Today is the one year anniversary of my colleague, Ken Jameson’s, death from depression.  Death from depression sounds so much better than Suicide.  Clearly depression kills and in this case it killed a wonderful father, brother, uncle, husband and lawyer.   We will all forever miss Ken and his tenacity for life or as his wife says his “tenacity with a twinkle”.

Recently, I have spent some time with his wonderful spouse Betsy.  And even a year later, I am left with far more questions than answers.  Last June I posted a blog post with the help of Dan Lukasik at www.lawyerswithdepression.com about Ken’s depression and how we, his coworkers, were so unaware.  At the time, many people around me didn’t grasp my intent/purpose for talking about his death and struggle with depression.  My first purpose was and still is to bring comfort to those who loved and knew Ken so well.  Second, my hope was to share his story with others who are in the throes of such an illness.   Perhaps, it is just my acceptance of people with mental illness, but these seemed like the logical thing for me to do.

Ken’s family has indeed been grateful for the post.  They miss him terribly.  It is so hard to imagine what this tragedy has done to them all.  For members of his firm family, I can tell you that it has been a rough year.  Everyone in our office admired and loved Ken.  We each had different reasons to admire him.  However, we all saw him as friend first and a colleague second.

For me, getting to know his wife Betsy has been such a gift.   She is perhaps the strongest woman I know.  No one else would have the inner strength and power to eulogize her husband less than a week after his death.  His struggle with depression was her struggle with depression.  They shared everything.  Her story is very powerful and only compounds the why question.   I also empathize with his kids who are now viewing their father through the cloud of mystery surrounding his suicide.  Despite this death, the entire Jameson clan has decided to move forward with life together and they are remarkable people.

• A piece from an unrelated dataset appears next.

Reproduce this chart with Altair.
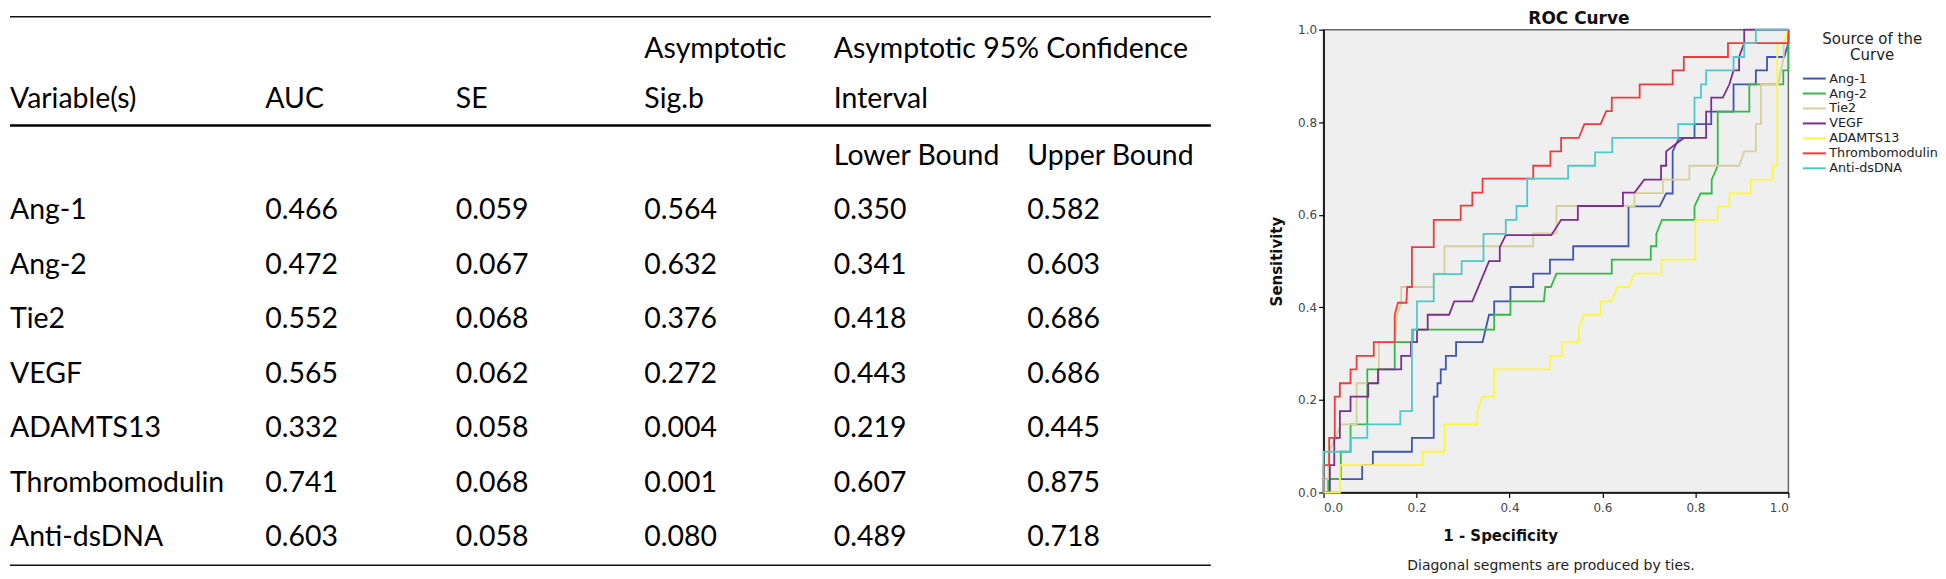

The greatest challenge we all face when someone dies by their own hand, is not viewing them solely in terms of how they died.  It is natural to question the choice and or the method and for many, it is thought of as a selfish act.  There is no way to know the reasons behind Ken’s decision and viewing him through his death only overshadows the wonder that was Ken.

For me, as of today, I will remember Ken for his goodness and his life of service to others.  It will be a challenge to be sure, but I think to learn from this horrible tragedy we must move past the shock and celebrate the man who was always there for his colleagues, his family and his clients.  I also hope that his family has peace and comfort in knowing how many lives he touched as they rebuild from the loss they have felt.

Be well Jameson clan we are all cheering for you!